Sebagaimana kita tahu, walau hanya memproduksi beberapa unit mobil, tapi terkait fasilitas pendukung dalam pembuatan mobil Formula 1 tidak kalah dengan pabrik yang memproduksi ratusan mobil.
Seseorang mungkin bisa saja mengendalikan mobil Formula 1 yang super ganas (tenaganya), bisa menjinakkannya lalu membawanya meraih juara, tapi mengatur ratusan manusia adalah sisi lain dari rumitnya mengelola sebuah tim.
Apalagi Prost membeli tim dari Ligier, yang meninggalkan banyak persoalan teknis menyangkut pemasok mesin. Prost harus melakukan pembenahan disana-sini agar terbentuk sebuah tim baru yang kompetitif.
Tapi bukan berarti membeli Tim dan mengubahnya menjadi tim baru akan selalu berakhir kegagalan. Setidaknya kalau kita bandingkan dengan Brawn GP yang membeli Tim Honda dan meraih gelar juara dunia di tahun pertamanya.

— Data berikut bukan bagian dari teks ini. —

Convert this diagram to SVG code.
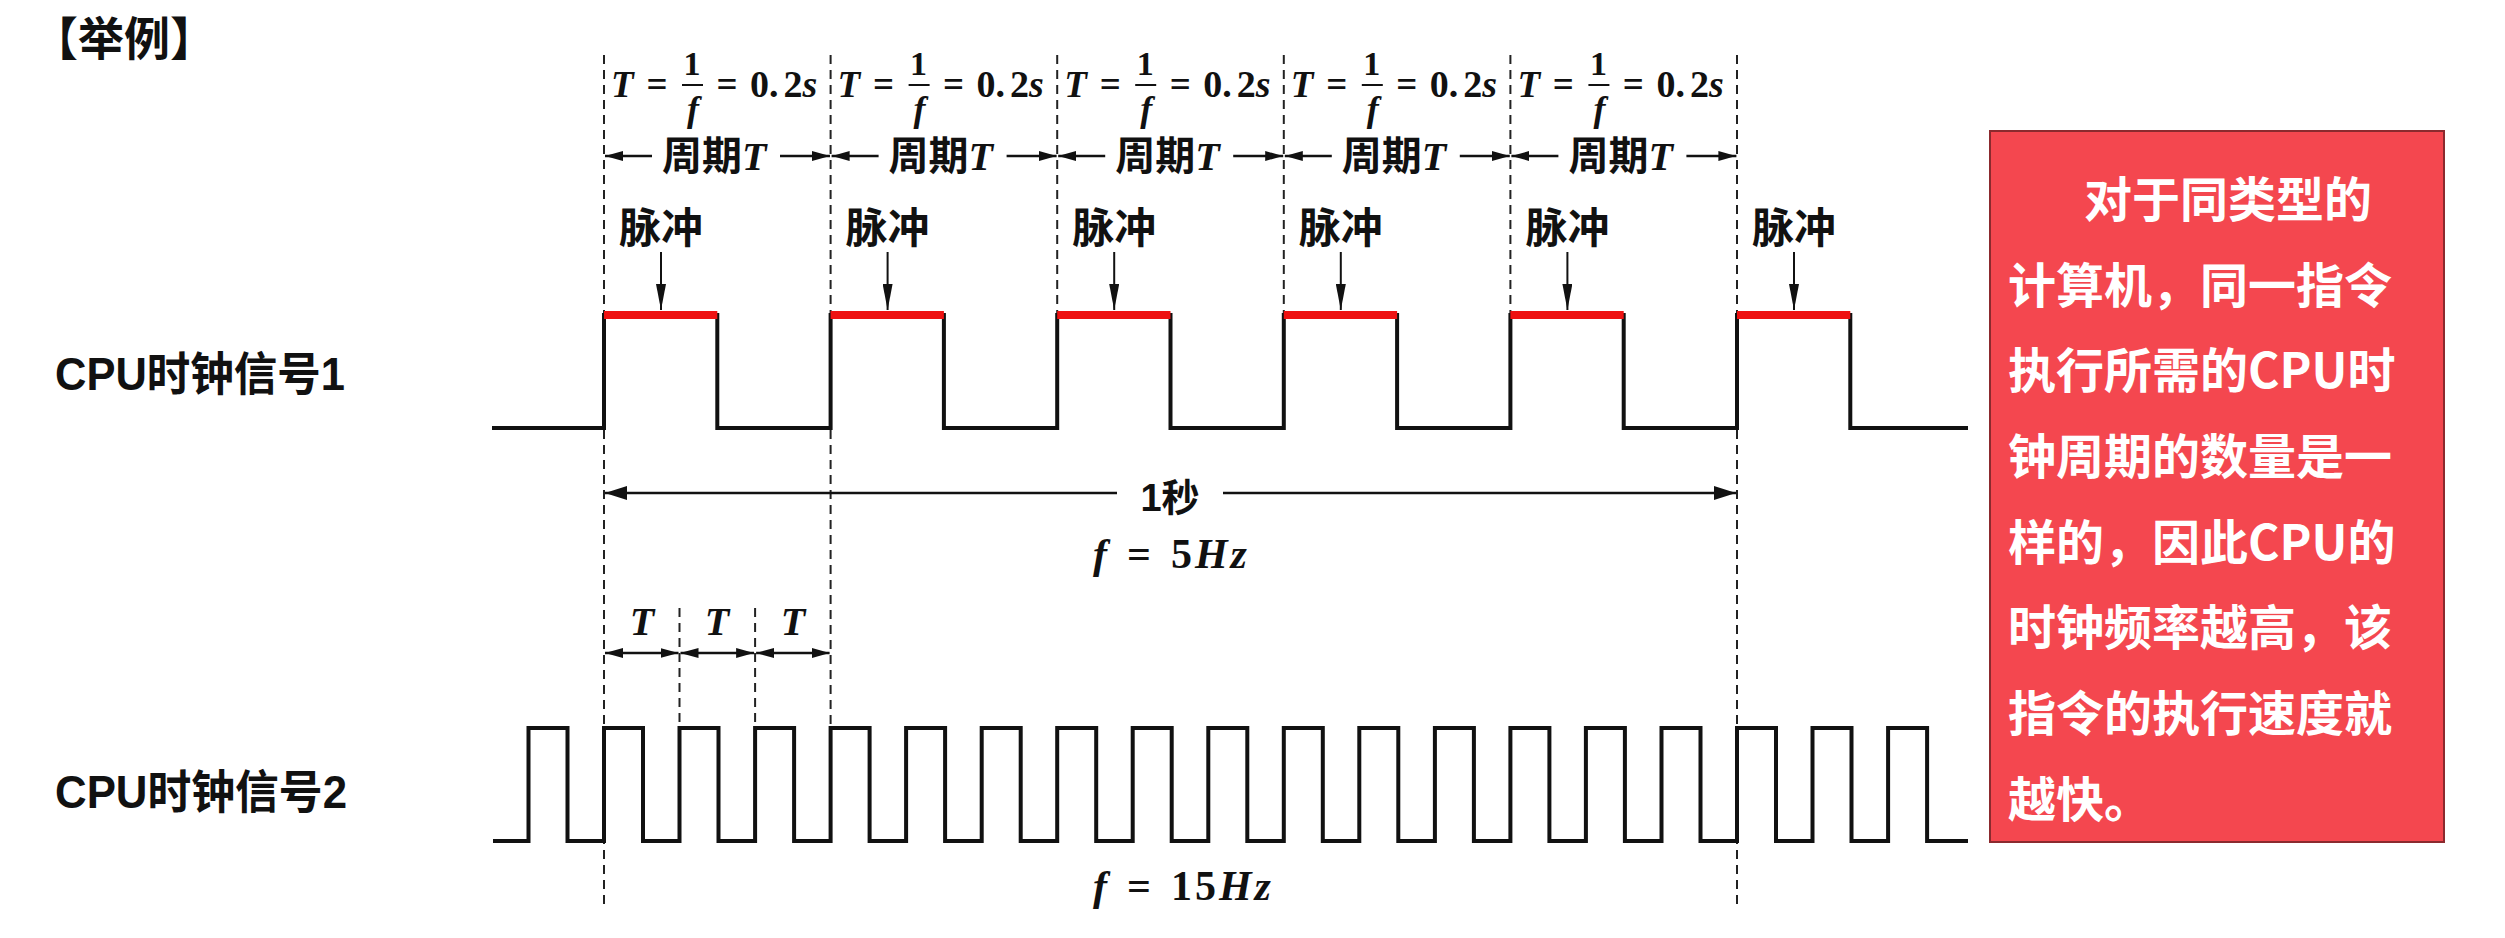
<svg xmlns="http://www.w3.org/2000/svg" width="2505" height="938" viewBox="0 0 2505 938">
<style>
.cjk{font-family:'Liberation Sans','Noto Sans CJK SC',sans-serif;font-weight:bold;fill:#111}
.math{font-family:'Liberation Serif','DejaVu Serif',serif;font-weight:bold;fill:#111}
.it{font-style:italic}
.sig{fill:none;stroke:#111;stroke-width:4;stroke-linejoin:miter}
.dash{stroke:#222;stroke-width:2;stroke-dasharray:9 6;fill:none}
.red{stroke:#EE1111;stroke-width:8;fill:none}
.arr{stroke:#111;stroke-width:2.5;fill:none}
.box{fill:#F4474F;stroke:#8B2A2E;stroke-width:2}
.boxt{font-family:'Noto Sans CJK SC',sans-serif;font-weight:bold;font-size:48px;fill:#fff}
</style>
<defs>
<marker id="ahS" viewBox="0 0 18 10" refX="18" refY="5" markerWidth="18" markerHeight="10" orient="auto-start-reverse" markerUnits="userSpaceOnUse"><path d="M0,0 L18,5 L0,10 z" fill="#111"/></marker>
<marker id="ahL" viewBox="0 0 22 14" refX="22" refY="7" markerWidth="22" markerHeight="14" orient="auto-start-reverse" markerUnits="userSpaceOnUse"><path d="M0,0 L22,7 L0,14 z" fill="#111"/></marker>
<marker id="ahP" viewBox="0 0 26 10" refX="26" refY="5" markerWidth="26" markerHeight="10" orient="auto" markerUnits="userSpaceOnUse"><path d="M0,0 L26,5 L0,10 z" fill="#111"/></marker>
<g id="formula">
<text class="math it" x="611" y="97" font-size="37">T</text>
<text class="math" x="657" y="97" font-size="37" text-anchor="middle">=</text>
<text class="math" x="692" y="75" font-size="34" text-anchor="middle">1</text>
<line x1="682" y1="85" x2="703" y2="85" stroke="#111" stroke-width="2"/>
<text class="math it" x="693" y="121" font-size="36" text-anchor="middle">f</text>
<text class="math" x="727" y="97" font-size="37" text-anchor="middle">=</text>
<text class="math" x="750" y="97" font-size="38">0.<tspan dx="5">2</tspan><tspan class="it">s</tspan></text>
</g>
<g id="period">
<line class="arr" x1="652" y1="156" x2="605" y2="156" marker-end="url(#ahS)"/>
<line class="arr" x1="780" y1="156" x2="830" y2="156" marker-end="url(#ahS)"/>
<text class="cjk" x="662" y="170" font-size="40">周期<tspan class="math it" font-size="40">T</tspan></text>
</g>
<g id="pulse">
<text class="cjk" x="661" y="243" font-size="42" text-anchor="middle">脉冲</text>
<line x1="661" y1="252" x2="661" y2="310" stroke="#111" stroke-width="2" marker-end="url(#ahP)"/>
</g>
</defs>

<g id="title"><text class="cjk" x="32" y="55" font-size="46">【举例】</text></g>

<g id="label1"><text class="cjk" x="55" y="390" font-size="46" textLength="290" lengthAdjust="spacingAndGlyphs">CPU时钟信号1</text></g>
<g id="label2"><text class="cjk" x="55" y="808" font-size="46" textLength="292" lengthAdjust="spacingAndGlyphs">CPU时钟信号2</text></g>

<g id="guides">
<line class="dash" x1="604" y1="55" x2="604" y2="910"/>
<line class="dash" x1="830.6" y1="55" x2="830.6" y2="727"/>
<line class="dash" x1="1057.2" y1="55" x2="1057.2" y2="428"/>
<line class="dash" x1="1283.8" y1="55" x2="1283.8" y2="428"/>
<line class="dash" x1="1510.4" y1="55" x2="1510.4" y2="428"/>
<line class="dash" x1="1737" y1="55" x2="1737" y2="910"/>
<line class="dash" x1="679.5" y1="608" x2="679.5" y2="727"/>
<line class="dash" x1="755.1" y1="608" x2="755.1" y2="727"/>
</g>

<g id="formulas">
<use href="#formula"/>
<use href="#formula" x="226.6"/>
<use href="#formula" x="453.2"/>
<use href="#formula" x="679.8"/>
<use href="#formula" x="906.4"/>
</g>

<g id="periods">
<use href="#period"/>
<use href="#period" x="226.6"/>
<use href="#period" x="453.2"/>
<use href="#period" x="679.8"/>
<use href="#period" x="906.4"/>
</g>

<g id="pulses">
<use href="#pulse"/>
<use href="#pulse" x="226.6"/>
<use href="#pulse" x="453.2"/>
<use href="#pulse" x="679.8"/>
<use href="#pulse" x="906.4"/>
<use href="#pulse" x="1133"/>
</g>

<g id="signal1">
<path class="sig" d="M492,428 H604 V315 H717.3 V428 H830.6 V315 H943.9 V428 H1057.2 V315 H1170.5 V428 H1283.8 V315 H1397.1 V428 H1510.4 V315 H1623.7 V428 H1737 V315 H1850.3 V428 H1968"/>
<g id="highlights">
<line class="red" x1="604" y1="315" x2="717.3" y2="315"/>
<line class="red" x1="830.6" y1="315" x2="943.9" y2="315"/>
<line class="red" x1="1057.2" y1="315" x2="1170.5" y2="315"/>
<line class="red" x1="1283.8" y1="315" x2="1397.1" y2="315"/>
<line class="red" x1="1510.4" y1="315" x2="1623.7" y2="315"/>
<line class="red" x1="1737" y1="315" x2="1850.3" y2="315"/>
</g>
</g>

<g id="signal2">
<path class="sig" d="M493,841 H528.5 V728 H567.5 V841 H604 V728 H643 V841 H679.5 V728 H718.5 V841 H755.1 V728 H794.1 V841 H830.6 V728 H869.6 V841 H906.1 V728 H945.1 V841 H981.7 V728 H1020.7 V841 H1057.2 V728 H1096.2 V841 H1132.7 V728 H1171.7 V841 H1208.3 V728 H1247.3 V841 H1283.8 V728 H1322.8 V841 H1359.3 V728 H1398.3 V841 H1434.9 V728 H1473.9 V841 H1510.4 V728 H1549.4 V841 H1585.9 V728 H1624.9 V841 H1661.5 V728 H1700.5 V841 H1737 V728 H1776 V841 H1812.5 V728 H1851.5 V841 H1888.1 V728 H1927.1 V841 H1968"/>
</g>

<g id="connectors">
<line class="arr" x1="1117" y1="493" x2="605" y2="493" marker-end="url(#ahL)"/>
<line class="arr" x1="1223" y1="493" x2="1736" y2="493" marker-end="url(#ahL)"/>
<line class="arr" x1="605" y1="653" x2="678.5" y2="653" marker-start="url(#ahS)" marker-end="url(#ahS)"/>
<line class="arr" x1="680.5" y1="653" x2="754.1" y2="653" marker-start="url(#ahS)" marker-end="url(#ahS)"/>
<line class="arr" x1="756.1" y1="653" x2="829.6" y2="653" marker-start="url(#ahS)" marker-end="url(#ahS)"/>
</g>

<g id="one-second">
<text class="cjk" x="1170" y="511" font-size="38" text-anchor="middle">1秒</text>
</g>
<g id="f5"><text class="math" x="1093" y="568" font-size="42"><tspan class="it">f</tspan><tspan dx="20">=</tspan><tspan dx="20" letter-spacing="3">5<tspan class="it">Hz</tspan></tspan></text></g>
<g id="f15"><text class="math" x="1093" y="900" font-size="42"><tspan class="it">f</tspan><tspan dx="20">=</tspan><tspan dx="20" letter-spacing="3">15<tspan class="it">Hz</tspan></tspan></text></g>

<g id="tlabels">
<text class="math it" x="642" y="635" font-size="40" text-anchor="middle">T</text>
<text class="math it" x="717" y="635" font-size="40" text-anchor="middle">T</text>
<text class="math it" x="793" y="635" font-size="40" text-anchor="middle">T</text>
</g>

<g id="note">
<rect class="box" x="1990" y="131" width="454" height="711"/>
<text class="boxt" x="2084" y="217">对于同类型的</text>
<text class="boxt" x="2008" y="303">计算机，同一指令</text>
<text class="boxt" x="2008" y="388">执行所需的CPU时</text>
<text class="boxt" x="2008" y="474">钟周期的数量是一</text>
<text class="boxt" x="2008" y="560">样的，因此CPU的</text>
<text class="boxt" x="2008" y="645">时钟频率越高，该</text>
<text class="boxt" x="2008" y="731">指令的执行速度就</text>
<text class="boxt" x="2008" y="817">越快。</text>
</g>
</svg>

Masalahnya, latar belakang Ross Brawn memang orang yang sudah terbiasa backstage. Ross Brawn biasa mengelola tim dan membawanya tim tersebut di puncak kesuksesan.
Sebelumnya, Ross Brawn sudah ada di Ferrari dan mengantarkan Ferrari juara konstruktor sejak tahun 1999 sampai dengan 2004 serta mengantarkan Michael Schumacher meraih gelar juara dunia berturut-turut dari tahun 2000 sampai dengan 2004.
Sangat beda jauh dengan seorang Alain Marie Pascal Prost yang sejauh itu hanya berkutat dengan bagaimana cara menjinakkan sebuah mobil bertenaga besar di lintasan balap serta membawanya meraih gelar juara.
Beda, sangat beda. Alain Marie Pascal Prost bukanlah Ross Brawn.
Berganti tema livery lima kali, lima sponsor besar keluar masuk, tapi tak membuahkan hasil yang memuaskan.
Tapi, kenapa Prost nggak mendekati Honda ya? Bukankah dimasa lalu mereka punya kedekatan. Bukankah mesin Honda juga sangat kompetitif?
Tapi begitulah F1, olahraga unik, glamour, penuh intrik politis, sehingga pintar saja tidak cukup. Harus ada lobby-lobby juga untuk memastikan bahwa mereka akan bisa membalap dengan kompetitif.